By Pierre Buhler
The winner of Sunday's legislative election in Russia was a foregone conclusion: Vladimir Putin's United Russia. Likewise, there is no doubt Putin himself will win the presidential election due in 2012. But the public enthusiasm that ratified Putin's rule for a decade has vanished, as demonstrated by the poor performance of his party in the elections to the Duma.
Russia may look like an oasis of stability and continuity. But that continuity is reminiscent of the zastoi, or stagnation, of the Brezhnev era.
Eight years of 7 percent average annual growth during Putin's presidency (2000-08) allowed Russia to repay its debts, accumulate almost $600 billion in foreign-currency reserves, and join the leading emerging economies. A decade after the 1998 crisis brought Russia to its knees, its leaders boasted that the country could weather the financial crisis.
Given Russia's economic fundamentals, Putin's diminished popularity might appear surprising. The International Monetary Fund's forecast of 4 percent growth in 2011 and subsequent years puts Russia far ahead of average growth rates in the rich G-7 countries. Moreover, its budget will be balanced as long as oil prices remain above $110 per barrel.
Longer-term trends have also improved. Rapid demographic decline has been brought to a halt since the turn of the century. Generous government subsidies for a third child have boosted the fertility rate, and there have been successful measures to reduce male mortality.
But Russia remains essentially a "rentier state." Its primary source of revenue is rent - in this case, oil and gas - rather than taxation, which keeps demands for political representation at bay. Instead, the state is the target of political entrepreneurs who strive to capture it and the rents it controls.
Russia has most of the usual features of rentier states: autocracy, weak political and judicial institutions, arbitrary governance, lack of rule of law, little transparency, restraints on freedom of expression, and widespread corruption, cronyism, and nepotism. Also common to rentier states are short investment horizons, vulnerability to commodity-price volatility, and an underdeveloped, uncompetitive manufacturing sector.
Today's Russia is a gigantic reservoir of raw materials, and its economy relies heavily on mining and drilling. It's the world's largest oil and gas exporter, sitting on more than 25 percent of proven gas reserves. Those commodities account for more than two-thirds of its export earnings and are its primary source of revenue.
The impact on governance is all too predictable. In 2011, Transparency International's "corruption perception" index ranked Russia 143d of 182 countries, on par with Nigeria, and 182d out of 210 for "control of corruption," one of the World Bank's worldwide governance indicators.
In the meantime, infrastructure is crumbling even within the vital extractive industry, while manufacturing is uncompetitive. The Russian armaments industry has lost its strong position with India and China, once its two main customers. Despite the hype about nanotechnology and a "Russian Silicon Valley" at Skolkovo, spending on research and development is a mere one-fifteenth of the U.S. level and one-quarter of China's. As a proportion of gross domestic product, it has been halved since the early 1990s. Scientists and researchers, once the pride of the Soviet Union, have vanished, often lured by more rewarding opportunities at home or abroad.

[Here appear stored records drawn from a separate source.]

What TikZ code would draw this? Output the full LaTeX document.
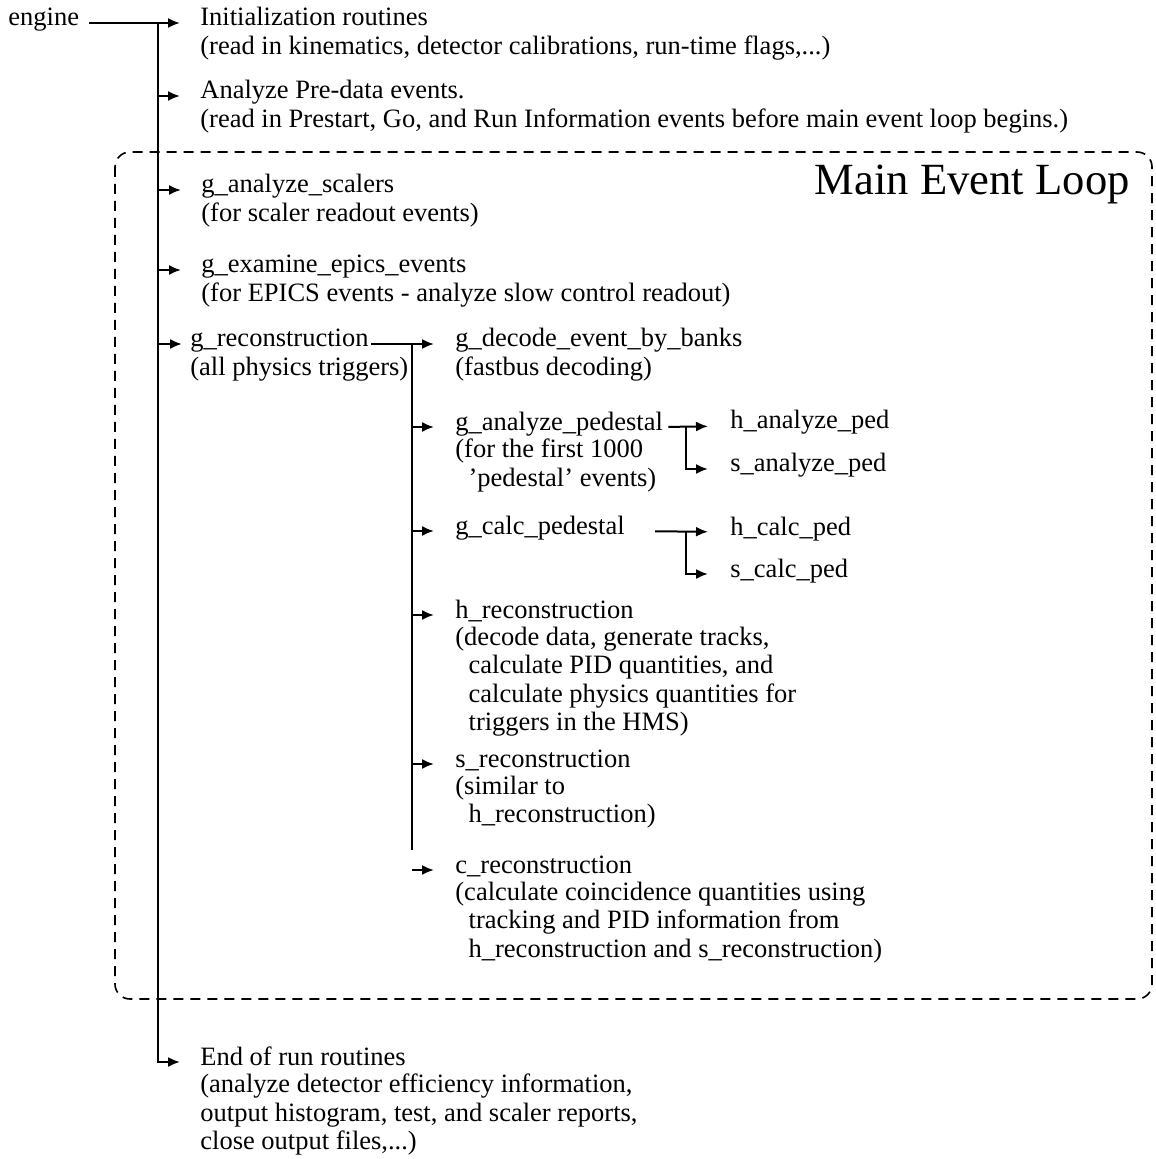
\documentclass[tikz,border=0pt]{standalone}
\usepackage{fontspec}
\setmainfont{Liberation Serif}
\usetikzlibrary{arrows.meta,positioning}
\tikzset{
  title/.style={anchor=base west, inner sep=0pt, text height=9.5pt, text depth=6.5pt,
    font=\fontsize{13.25}{14.25}\selectfont},
  note/.style={below right=4.275pt and 0pt of #1.base west, inner sep=0pt, align=left,
    font=\fontsize{13.25}{14.25}\selectfont, execute at begin node=\strut},
  link/.style={-{Latex[length=6pt,width=5pt]}, line width=1pt},
  bar/.style={line width=1pt},
  loopbox/.style={line width=0.8pt, dash pattern=on 5pt off 3.5pt, rounded corners=7.5pt}
}
\begin{document}
\begin{tikzpicture}[x=0.5pt,y=-0.5pt]
\useasboundingbox (0,0) rectangle (1155,1159);
% main event loop frame
\draw[loopbox] (115,152) rectangle (1152,999);
\node[anchor=base east, inner sep=0pt, font=\fontsize{22.3}{26}\selectfont] (looptitle) at (1130,195) {Main Event Loop};
% top level
\node[title] (engine) at (8,26) {engine};
\node[title] (init) at (200,26) {Initialization routines};
\node[note=init] (init-n) {(read in kinematics, detector calibrations, run-time flags,...)};
\node[title] (predata) at (200,99) {Analyze Pre-data events.};
\node[note=predata] (predata-n) {(read in Prestart, Go, and Run Information events before main event loop begins.)};
\node[title] (scalers) at (201,193) {g\_analyze\_scalers};
\node[note=scalers] (scalers-n) {(for scaler readout events)};
\node[title] (epics) at (201,273) {g\_examine\_epics\_events};
\node[note=epics] (epics-n) {(for EPICS events - analyze slow control readout)};
\node[title] (greco) at (190,347) {g\_reconstruction};
\node[note=greco] (greco-n) {(all physics triggers)};
\node[title] (endrun) at (200,1065) {End of run routines};
\node[note=endrun] (endrun-n) {(analyze detector efficiency information,\\output histogram, test, and scaler reports,\\close output files,...)};
% reconstruction level
\node[title] (decode) at (455,347) {g\_decode\_event\_by\_banks};
\node[note=decode] (decode-n) {(fastbus decoding)};
\node[title] (gaped) at (455,430) {g\_analyze\_pedestal};
\node[note=gaped] (gaped-n) {(for the first 1000\\\hspace*{0.5em}'pedestal' events)};
\node[title] (gcalc) at (455,534) {g\_calc\_pedestal};
\node[title] (hreco) at (455,618) {h\_reconstruction};
\node[note=hreco] (hreco-n) {(decode data, generate tracks,\\\hspace*{0.5em}calculate PID quantities, and\\\hspace*{0.5em}calculate physics quantities for\\\hspace*{0.5em}triggers in the HMS)};
\node[title] (sreco) at (455,767) {s\_reconstruction};
\node[note=sreco] (sreco-n) {(similar to\\\hspace*{0.5em}h\_reconstruction)};
\node[title] (creco) at (455,873) {c\_reconstruction};
\node[note=creco] (creco-n) {(calculate coincidence quantities using\\\hspace*{0.5em}tracking and PID information from\\\hspace*{0.5em}h\_reconstruction and s\_reconstruction)};
% pedestal level
\node[title] (hap) at (730,429) {h\_analyze\_ped};
\node[title] (sap) at (730,472) {s\_analyze\_ped};
\node[title] (hcalc) at (730,535) {h\_calc\_ped};
\node[title] (scalc) at (730,577) {s\_calc\_ped};
% main trunk
\coordinate (tr) at (158,0);
\draw[link, shorten <=5pt, shorten >=10pt] (engine.east) -- (init.west);
\draw[link, shorten >=10pt] (tr |- init.west) -- (tr |- endrun.west) -- (endrun.west);
\draw[link, shorten >=10pt] (tr |- predata.west) -- (predata.west);
\draw[link, shorten >=10pt] (tr |- scalers.west) -- (scalers.west);
\draw[link, shorten >=10pt] (tr |- epics.west) -- (epics.west);
\draw[link, shorten >=4pt] (tr |- greco.west) -- (greco.west);
% reconstruction trunk
\coordinate (sub) at (412,850);
\draw[link, shorten <=1pt, shorten >=10.5pt] (greco.east) -- (decode.west);
\draw[bar] (sub |- decode.west) -- (sub);
\draw[link, shorten >=10.5pt] (sub |- gaped.west) -- (gaped.west);
\draw[link, shorten >=10.5pt] (sub |- gcalc.west) -- (gcalc.west);
\draw[link, shorten >=10.5pt] (sub |- hreco.west) -- (hreco.west);
\draw[link, shorten >=10.5pt] (sub |- sreco.west) -- (sreco.west);
\draw[link, shorten >=10.5pt] (sub |- creco.west) -- (creco.west);
% pedestal branches
\coordinate (ped) at (686,0);
\draw[link, shorten <=2.5pt, shorten >=11pt] (gaped.east) -- (hap.west);
\draw[link, shorten >=11pt] (ped |- hap.west) -- (ped |- sap.west) -- (sap.west);
\draw[link, shorten <=15pt, shorten >=11pt] (gcalc.east) -- (hcalc.west);
\draw[link, shorten >=11pt] (ped |- hcalc.west) -- (ped |- scalc.west) -- (scalc.west);
\end{tikzpicture}
\end{document}
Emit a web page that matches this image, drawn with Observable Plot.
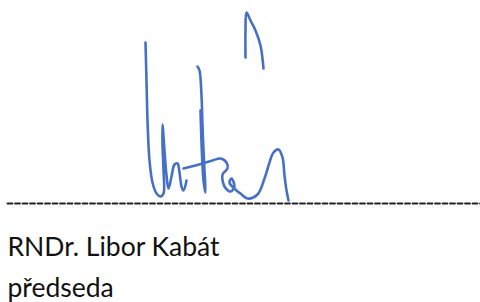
<!DOCTYPE html>
<html>
<head>
<meta charset="utf-8">
<script src="https://cdn.jsdelivr.net/npm/d3@7"></script>
<script src="https://cdn.jsdelivr.net/npm/@observablehq/plot@0.6"></script>
<style>
  html, body { margin: 0; padding: 0; background: #fff; }
  #chart svg { display: block; }
</style>
</head>
<body>
<div id="chart"></div>
<script>
// Signature strokes (pixel-space coordinates)
const strokeIds = ["s1", "s2", "s3", "s4"];
const s1x = [145, 146, 147, 149, 152, 156, 160, 163, 163, 162, 162, 164, 166, 168, 171, 174, 177, 179, 181, 183, 186];
const s1y = [42, 80, 120, 160, 182, 193, 196, 193, 170, 145, 124, 150, 175, 188, 176, 164, 163, 172, 186, 190, 180];
const s2x = [197, 199, 201, 202, 203, 204, 205, 203, 200];
const s2y = [66, 70, 95, 125, 150, 170, 192, 180, 110];
const s3x = [183, 195, 205, 212, 220, 226, 227, 222, 224, 230, 234, 231, 229, 236, 240, 247, 257, 264, 269, 273, 278, 282, 284, 286, 288];
const s3y = [168, 165, 162, 160, 158, 162, 168, 174, 186, 191, 186, 178, 182, 190, 193, 198, 194, 178, 162, 152, 149, 157, 175, 190, 200];
const s4x = [245, 245, 246, 250, 255, 260, 263];
const s4y = [57, 30, 12, 20, 30, 45, 68];
const strokeXs = [s1x, s2x, s3x, s4x];
const strokeYs = [s1y, s2y, s3y, s4y];

// Signature line and labels
const lineX = [7, 480];
const lineY = [203, 203];
const labels = ["RNDr. Libor Kabát", "předseda"];
const labelX = [7, 7];
const labelY = [255, 296];

const strokes = strokeIds.flatMap((id, i) =>
  strokeXs[i].map((x, j) => ({id, x, y: strokeYs[i][j]})));
const line = lineX.map((x, i) => ({x, y: lineY[i]}));
const texts = labels.map((t, i) => ({t, x: labelX[i], y: labelY[i]}));

const chart = Plot.plot({
  width: 480,
  height: 302,
  margin: 0,
  x: {domain: [0, 480], axis: null},
  y: {domain: [302, 0], axis: null},
  style: {background: "#fff"},
  marks: [
    Plot.line(line, {x: "x", y: "y", stroke: "#222", strokeWidth: 1.8, strokeDasharray: "5,2.5"}),
    Plot.line(strokes, {x: "x", y: "y", z: "id", curve: "catmull-rom", stroke: "#4670c6", strokeWidth: 2.6, strokeLinecap: "round", strokeLinejoin: "round"}),
    Plot.text(texts, {x: "x", y: "y", text: "t", textAnchor: "start", lineAnchor: "bottom", fontSize: 26.5, fontFamily: "Lato", fill: "#111"})
  ]
});
document.getElementById("chart").append(chart);
</script>
</body>
</html>
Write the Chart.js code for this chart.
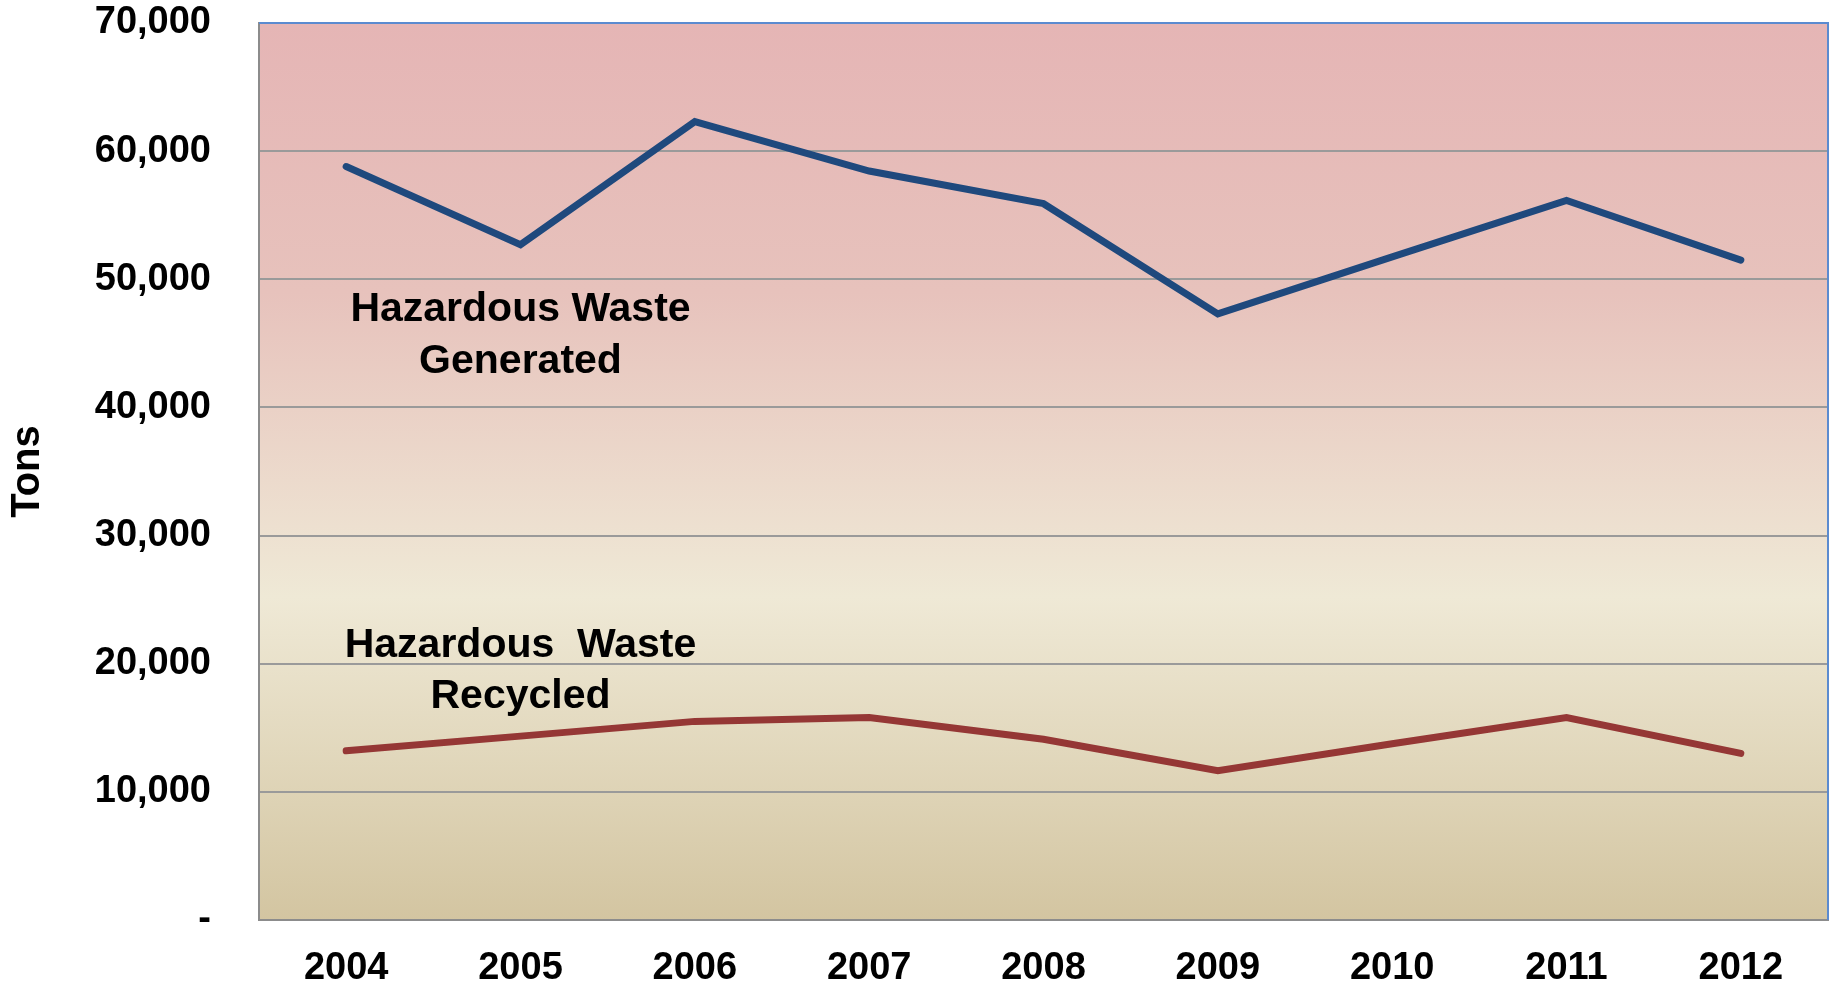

Indeed, Russian universities are almost absent from global rankings. Only two appear in the Shanghai University Top 500 list and, at the very bottom, among the 400 rated by Times Higher Education. Russia also fares poorly - 63d - in the Global Competitiveness Index released by the World Economic Forum, well behind all developed countries and many developing countries. The same holds true for innovation capacity and technology.
Yet there are hints of hope. Russia no longer lags behind the developed world in Internet use, which has provided space for unregulated speech, allowing users to circumvent the official - and overwhelmingly pro-Putin - news media. Moreover, after lengthy negotiations, Russia recently reached an agreement to join the World Trade Organization, implying a need to comply with all relevant obligations regarding transparency and trading rules.
But comprehensive transformation of Russia's economy remains doubtful. One of Russia's leading independent economists, Sergei Guriev, the rector of the New Economic School in Moscow, soberly noted in 2010 that "meaningful reforms look highly unlikely - for the simple reason that they would harm the interests of Russia's ruling elites.
"In any resource-rich and undemocratic country, the political class and the business interests that surround it have little or no incentive to support stronger property rights, the rule of law, and competition. Indeed, such structural changes would weaken the elite's grip on political and economic power. The status quo - opaque rules, arbitrary decision-making, and lack of accountability - allows insiders to enrich themselves, especially by obtaining a share of commodity-export revenues."
When Russia marks the 20th anniversary of the collapse of the Soviet Union this Christmas, it will have much to celebrate. Unfortunately, what hasn't changed will give it much to rue.